In 2012 the temperature reached 88 degrees by mid afternoon. My fiancee and I, sweat-stained from sitting in the sun at the Red Sox game, poured out into Kenmore Square just as thousands of people do each year. I was just days into my weight loss and both miserable and proud that I had sat through 9 innings slowly chewing on a portioned bag of almonds I had snuck in. As we made our way towards the crowded train station I saw an opening at the barricades and pushed my way into it. I told my fiancee that I was pretty sure that the trainer
I had just started seeing was running. I scanned the runners, as if I would pick out someone I had just met in a crowd of 20,000 people. I remember watching people shuffle by, with pained looks on their faces, thinking “Who the HELL would ever want to do this? These people are CRAZY”
. Even though it seemed absolutely insane this little voice in my head made me wonder if I could ever be a runner, if I could ever do something that incredible. The curiosity was there. The spark grew.
On April 15th, 2013
I was inside of a porta-potty on Boylston Street when the bombs went off. That trainer from the year before had become my good friend and just 5 minutes before the chaos I cheered from the bleachers as I watched her cross the finish line. While the walls of plastic protected me physically from the explosion, there was nothing that could protect me from the emotional angst I felt for days, weeks, and months following the race. I was afraid that what I had witnessed would take away my love for running, but in fact it only made it grow deeper. And that spark that I had started to feel grew into a stronger flame. I vowed to become a stronger runner, to someday push myself towards the incredible goal of chasing that unicorn.

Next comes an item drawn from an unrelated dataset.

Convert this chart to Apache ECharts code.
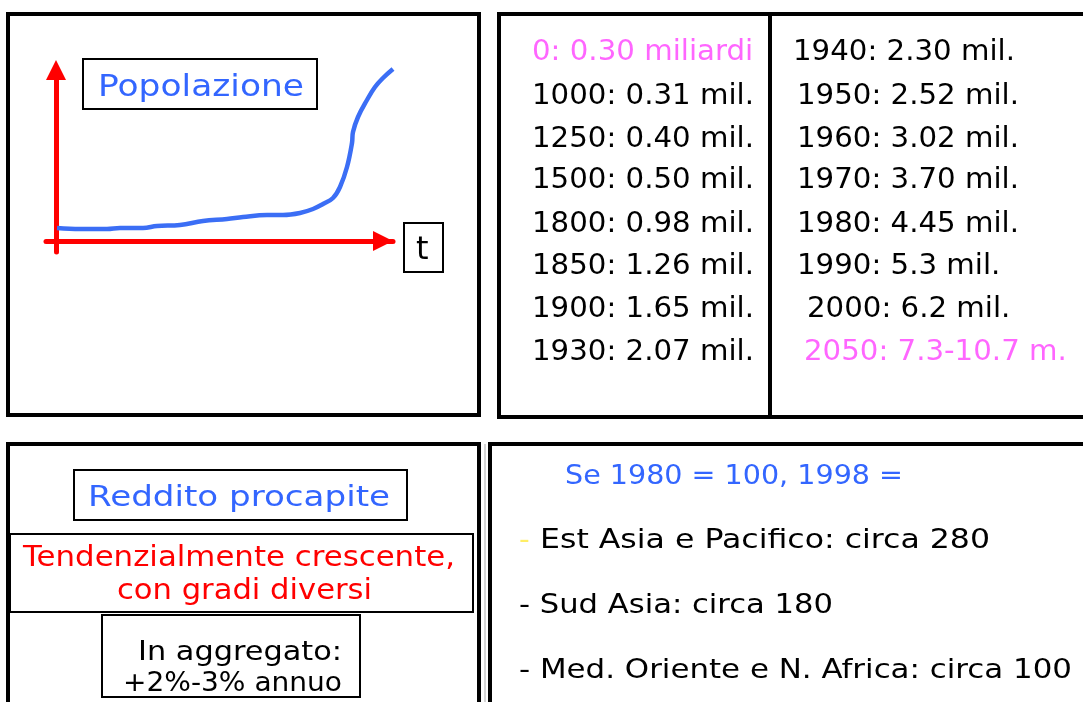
<!DOCTYPE html>
<html>
<head>
<meta charset="utf-8">
<script src="https://cdn.jsdelivr.net/npm/echarts@6/dist/echarts.min.js"></script>
<style>
    html, body { margin: 0; padding: 0; background: #fff; }
    #main { width: 1083px; height: 702px; }
</style>
</head>
<body>
<div id="main"></div>
<script>
// sketch of the population curve (t, population), arbitrary units
var curveT   = [1, 24, 51, 64, 87, 101, 124, 147, 171, 187, 211, 227, 244, 257, 267, 277, 284, 291, 296, 297, 302, 311, 319, 327, 337];
var curvePop = [13, 12, 12, 13, 13, 15, 16, 20, 22, 24, 26, 26, 28, 32, 37, 43, 54, 74, 98, 109, 124, 141, 154, 163, 172];

// population table
var popLeft  = ['0: 0.30 miliardi', '1000: 0.31 mil.', '1250: 0.40 mil.', '1500: 0.50 mil.',
                '1800: 0.98 mil.', '1850: 1.26 mil.', '1900: 1.65 mil.', '1930: 2.07 mil.'];
var popRight = ['1940: 2.30 mil.', '1950: 2.52 mil.', '1960: 3.02 mil.', '1970: 3.70 mil.',
                '1980: 4.45 mil.', '1990: 5.3 mil.', '2000: 6.2 mil.', '2050: 7.3-10.7 m.'];

// income panel
var redditoTitle = 'Reddito procapite';
var trendLines   = ['Tendenzialmente crescente,', 'con gradi diversi'];
var aggLines     = ['In aggregato:', '+2%-3% annuo'];
var indexTitle   = 'Se 1980 = 100, 1998 =';
var regionLines  = ['Est Asia e Pacifico: circa 280', '- Sud Asia: circa 180', '- Med. Oriente e N. Africa: circa 100'];

var FONT = '"DejaVu Sans", Verdana, sans-serif';
var BLUE = '#3366ff';
var PINK = '#ff66ff';

var measureCtx = document.createElement('canvas').getContext('2d');
function textScale(str, size, width)
{
    measureCtx.font = size + 'px ' + FONT;
    return width / measureCtx.measureText(str).width;
}

function label(str, x, y, size, color, scale)
{
    return {
        type: 'text',
        x: x,
        y: y,
        scaleX: scale,
        z: 10,
        style: {
            text: str,
            fill: color,
            font: size + 'px ' + FONT,
            align: 'left',
            verticalAlign: 'middle',
            textAlign: 'left',
            textVerticalAlign: 'middle'
        }
    };
}

function box(x, y, w, h, lw)
{
    return {
        type: 'rect',
        z: 5,
        shape: { x: x, y: y, width: w, height: h },
        style: { fill: 'none', stroke: '#000', lineWidth: lw }
    };
}

var elements = [];

// panels
elements.push(box(8, 14, 471, 401, 4));
elements.push(box(499, 14, 700, 403, 4));
elements.push({ type: 'line', z: 5, shape: { x1: 770, y1: 14, x2: 770, y2: 417 }, style: { stroke: '#000', lineWidth: 4 } });
elements.push(box(8, 444, 471, 400, 4));
elements.push({ type: 'line', z: 4, shape: { x1: 485, y1: 444, x2: 485, y2: 710 }, style: { stroke: '#aaa', lineWidth: 1 } });
elements.push(box(490, 444, 700, 400, 4));

// curve panel labels
elements.push(box(83, 59, 234, 50, 2));
elements.push(label('Popolazione', 98, 88, 30, BLUE, textScale('Popolazione', 30, 206)));
elements.push(box(404, 223, 39, 49, 2));
elements.push(label('t', 416, 251, 32, '#000', 1.0));

// table
var rowY = [53, 97, 140, 181, 225, 267, 310, 353];
var rightX = [793, 797, 797, 797, 797, 797, 807, 804];
var tableScale = textScale('1000: 0.31 mil.', 28, 222);
popLeft.forEach(function(s, i) {
    elements.push(label(s, 532, rowY[i], 28, i === 0 ? PINK : '#000', tableScale));
});
popRight.forEach(function(s, i) {
    elements.push(label(s, rightX[i], rowY[i], 28, i === popRight.length - 1 ? PINK : '#000', tableScale));
});

// income panel
elements.push(box(74, 470, 333, 50, 2));
elements.push(label(redditoTitle, 88, 499, 28, BLUE, textScale(redditoTitle, 28, 302)));
elements.push(box(10, 534, 463, 78, 2));
elements.push(label(trendLines[0], 23, 559, 28, '#ff0000', textScale(trendLines[0], 28, 432)));
elements.push(label(trendLines[1], 117, 592, 28, '#ff0000', textScale(trendLines[1], 28, 255)));
elements.push(box(102, 615, 258, 82, 2));
elements.push(label(aggLines[0], 138, 653, 27, '#000', textScale(aggLines[0], 27, 204)));
elements.push(label(aggLines[1], 123, 684, 27, '#000', textScale(aggLines[1], 27, 219)));

elements.push(label(indexTitle, 565, 477, 27, BLUE, textScale(indexTitle, 27, 338)));
elements.push(label('-', 519, 541, 27, '#ffee66', 1.1));
elements.push(label(regionLines[0], 540, 541, 27, '#000', textScale(regionLines[0], 27, 450)));
elements.push(label(regionLines[1], 519, 606, 27, '#000', textScale(regionLines[1], 27, 314)));
elements.push(label(regionLines[2], 519, 671, 27, '#000', textScale(regionLines[2], 27, 553)));

var curveData = curveT.map(function(t, i) { return [t, curvePop[i]]; });

var option = {
    backgroundColor: '#fff',
    animation: false,
    grid: { left: 46, top: 68, width: 347, height: 184 },
    xAxis: {
        type: 'value',
        min: -10,
        max: 337,
        axisLine: {
            onZero: true,
            symbol: ['none', 'triangle'],
            symbolSize: [20, 20],
            symbolOffset: [0, -10],
            lineStyle: { color: '#ff0000', width: 5 }
        },
        axisTick: { show: false },
        axisLabel: { show: false },
        splitLine: { show: false }
    },
    yAxis: {
        type: 'value',
        min: -11,
        max: 173,
        axisLine: {
            show: true,
            onZero: true,
            symbol: ['none', 'triangle'],
            symbolSize: [20, 20],
            symbolOffset: [0, -2],
            lineStyle: { color: '#ff0000', width: 5 }
        },
        axisTick: { show: false },
        axisLabel: { show: false },
        splitLine: { show: false }
    },
    series: [
        {
            type: 'line',
            data: curveData,
            smooth: 0.4,
            showSymbol: false,
            clip: false,
            z: 3,
            lineStyle: { color: '#3b6ef5', width: 4.5 }
        }
    ],
    graphic: { elements: elements }
};

var myChart = echarts.init(document.getElementById('main'));
myChart.setOption(option);
</script>
</body>
</html>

“Take Back Boylston” became the theme of 2014, and boy did my friends do just that. Now fully submerged in a community of runners I developed quite a crew of friends and colleagues who trained throughout a miserable New England winter. I listened to their stories of frigid 20 mile runs, I helped them reach their fundraising goals. I went with them to pick up their bibs at the expo. I assisted in the coordinating of race day outfits, envious of every step of their journey. I told myself that someday it would be my turn.
And on Marathon Monday
I headed out on the same route, stopping in the same spots, cheering louder and harder than ever before. I stood in the family waiting area observing runners hobble to meet their loved ones, with medals around their necks and giant grins on their faces. I was envious of all of it. On that day I realized there was no question of a flame – there was a full fire of desire burning within my little runner heart. I wanted it. I wanted all of it.
It has been six months since that beautiful third Monday in April and the flame I felt that day hasn’t diminished. In fact it’s continued to grow, every single day, with every single run I lace up for. It is this burning desire that I have never felt before. A desire to take on that epic course, to cross that iconic finish line, to feel that medal slide over my head. A desire to accept the ultimate challenge.
And with that I am so overly excited/scared out of my pants to announce that this year, on the third Monday in April, I Kathleen – the former half ass, about to become the ABSOLUTE bad ass – will be running the 119th Boston Marathon.